Work to be completed:
Skipping all pictures, set down the lines of the listing from the first through the one with "for x in c)".
— START —
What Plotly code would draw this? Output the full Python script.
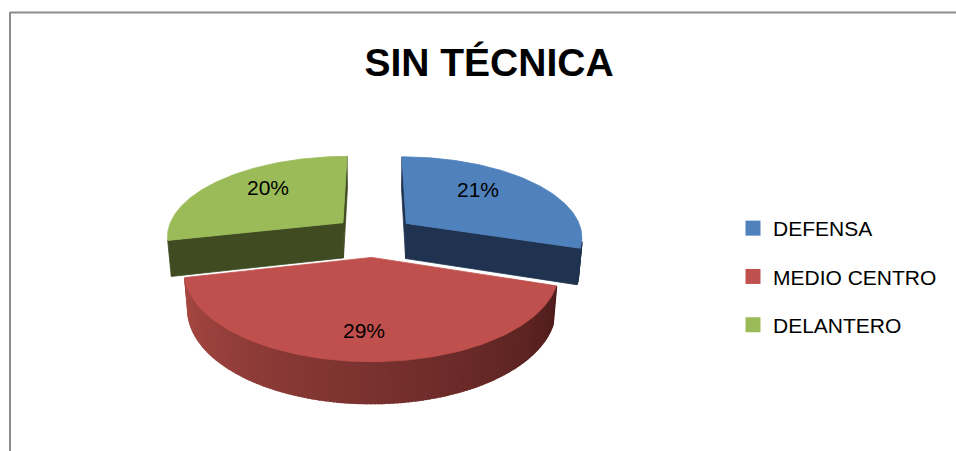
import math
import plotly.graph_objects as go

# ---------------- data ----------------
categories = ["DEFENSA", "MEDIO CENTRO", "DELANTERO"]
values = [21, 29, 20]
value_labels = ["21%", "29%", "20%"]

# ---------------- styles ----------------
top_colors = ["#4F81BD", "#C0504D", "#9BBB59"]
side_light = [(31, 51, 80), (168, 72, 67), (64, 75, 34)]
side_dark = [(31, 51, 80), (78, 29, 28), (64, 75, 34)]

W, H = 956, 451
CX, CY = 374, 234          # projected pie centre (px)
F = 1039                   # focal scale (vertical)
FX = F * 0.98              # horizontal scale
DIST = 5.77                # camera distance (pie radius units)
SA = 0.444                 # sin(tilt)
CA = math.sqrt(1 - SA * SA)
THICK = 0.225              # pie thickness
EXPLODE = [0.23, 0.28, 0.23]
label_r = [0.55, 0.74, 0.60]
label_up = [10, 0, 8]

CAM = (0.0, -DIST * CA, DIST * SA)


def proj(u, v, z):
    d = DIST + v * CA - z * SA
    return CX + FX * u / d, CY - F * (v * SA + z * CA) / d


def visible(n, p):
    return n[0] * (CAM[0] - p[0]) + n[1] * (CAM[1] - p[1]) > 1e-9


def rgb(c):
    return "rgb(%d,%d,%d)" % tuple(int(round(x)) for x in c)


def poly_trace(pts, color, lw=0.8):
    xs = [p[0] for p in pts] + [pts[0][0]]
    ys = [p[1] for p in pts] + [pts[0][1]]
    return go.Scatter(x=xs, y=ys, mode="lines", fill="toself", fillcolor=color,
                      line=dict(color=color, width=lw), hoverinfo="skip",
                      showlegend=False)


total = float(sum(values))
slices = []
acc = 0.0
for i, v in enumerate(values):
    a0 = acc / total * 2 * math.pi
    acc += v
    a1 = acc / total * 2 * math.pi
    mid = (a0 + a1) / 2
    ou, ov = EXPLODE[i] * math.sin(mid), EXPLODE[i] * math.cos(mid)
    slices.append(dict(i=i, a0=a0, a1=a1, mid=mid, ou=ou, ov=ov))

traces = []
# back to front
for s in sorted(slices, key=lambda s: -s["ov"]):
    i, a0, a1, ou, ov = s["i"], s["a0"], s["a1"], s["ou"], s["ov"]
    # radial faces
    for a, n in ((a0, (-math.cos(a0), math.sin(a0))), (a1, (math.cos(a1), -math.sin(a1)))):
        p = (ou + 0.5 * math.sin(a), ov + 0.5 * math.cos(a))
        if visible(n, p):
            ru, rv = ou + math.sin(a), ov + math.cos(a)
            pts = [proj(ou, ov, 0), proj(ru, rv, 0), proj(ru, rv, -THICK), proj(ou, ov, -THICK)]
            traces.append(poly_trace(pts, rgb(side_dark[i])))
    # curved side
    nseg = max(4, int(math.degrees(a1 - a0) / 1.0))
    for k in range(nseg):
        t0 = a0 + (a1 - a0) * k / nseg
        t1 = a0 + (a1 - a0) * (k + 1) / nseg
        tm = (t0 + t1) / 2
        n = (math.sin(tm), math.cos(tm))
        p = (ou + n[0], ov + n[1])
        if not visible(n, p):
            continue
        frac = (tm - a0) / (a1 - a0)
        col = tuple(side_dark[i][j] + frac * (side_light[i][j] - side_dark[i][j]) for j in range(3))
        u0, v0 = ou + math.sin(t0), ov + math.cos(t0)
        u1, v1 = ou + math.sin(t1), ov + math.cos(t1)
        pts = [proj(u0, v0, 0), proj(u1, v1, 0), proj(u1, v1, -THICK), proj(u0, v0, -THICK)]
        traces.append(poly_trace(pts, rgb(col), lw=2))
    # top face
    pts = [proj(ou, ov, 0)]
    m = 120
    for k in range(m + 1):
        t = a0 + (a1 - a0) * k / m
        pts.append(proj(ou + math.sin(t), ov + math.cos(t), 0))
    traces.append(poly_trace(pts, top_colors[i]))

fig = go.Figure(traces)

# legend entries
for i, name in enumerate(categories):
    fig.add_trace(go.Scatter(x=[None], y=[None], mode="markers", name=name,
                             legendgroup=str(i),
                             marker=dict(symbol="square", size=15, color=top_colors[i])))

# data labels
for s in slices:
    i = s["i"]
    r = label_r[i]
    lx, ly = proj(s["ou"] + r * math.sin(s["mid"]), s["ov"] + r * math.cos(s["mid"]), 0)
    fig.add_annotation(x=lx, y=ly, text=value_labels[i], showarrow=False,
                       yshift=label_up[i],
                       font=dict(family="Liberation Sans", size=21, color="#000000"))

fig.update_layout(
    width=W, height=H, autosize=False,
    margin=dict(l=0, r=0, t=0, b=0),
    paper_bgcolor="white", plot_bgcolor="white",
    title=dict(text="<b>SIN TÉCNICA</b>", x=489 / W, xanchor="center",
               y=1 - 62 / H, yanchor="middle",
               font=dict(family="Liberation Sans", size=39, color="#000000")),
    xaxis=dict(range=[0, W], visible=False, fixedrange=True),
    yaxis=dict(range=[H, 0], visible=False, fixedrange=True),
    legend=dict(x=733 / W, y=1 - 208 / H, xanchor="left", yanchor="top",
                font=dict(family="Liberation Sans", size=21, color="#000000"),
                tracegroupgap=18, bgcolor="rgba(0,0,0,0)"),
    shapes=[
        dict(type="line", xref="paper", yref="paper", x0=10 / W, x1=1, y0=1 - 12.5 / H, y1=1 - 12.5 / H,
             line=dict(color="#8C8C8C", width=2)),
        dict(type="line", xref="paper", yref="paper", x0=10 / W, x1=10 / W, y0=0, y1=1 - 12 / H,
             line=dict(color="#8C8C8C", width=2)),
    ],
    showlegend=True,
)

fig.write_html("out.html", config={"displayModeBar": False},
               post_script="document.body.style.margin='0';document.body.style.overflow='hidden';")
— END —
Task solution:
What Plotly code would draw this? Output the full Python script.
import math
import plotly.graph_objects as go

# ---------------- data ----------------
categories = ["DEFENSA", "MEDIO CENTRO", "DELANTERO"]
values = [21, 29, 20]
value_labels = ["21%", "29%", "20%"]

# ---------------- styles ----------------
top_colors = ["#4F81BD", "#C0504D", "#9BBB59"]
side_light = [(31, 51, 80), (168, 72, 67), (64, 75, 34)]
side_dark = [(31, 51, 80), (78, 29, 28), (64, 75, 34)]

W, H = 956, 451
CX, CY = 374, 234          # projected pie centre (px)
F = 1039                   # focal scale (vertical)
FX = F * 0.98              # horizontal scale
DIST = 5.77                # camera distance (pie radius units)
SA = 0.444                 # sin(tilt)
CA = math.sqrt(1 - SA * SA)
THICK = 0.225              # pie thickness
EXPLODE = [0.23, 0.28, 0.23]
label_r = [0.55, 0.74, 0.60]
label_up = [10, 0, 8]

CAM = (0.0, -DIST * CA, DIST * SA)


def proj(u, v, z):
    d = DIST + v * CA - z * SA
    return CX + FX * u / d, CY - F * (v * SA + z * CA) / d


def visible(n, p):
    return n[0] * (CAM[0] - p[0]) + n[1] * (CAM[1] - p[1]) > 1e-9


def rgb(c):
    return "rgb(%d,%d,%d)" % tuple(int(round(x)) for x in c)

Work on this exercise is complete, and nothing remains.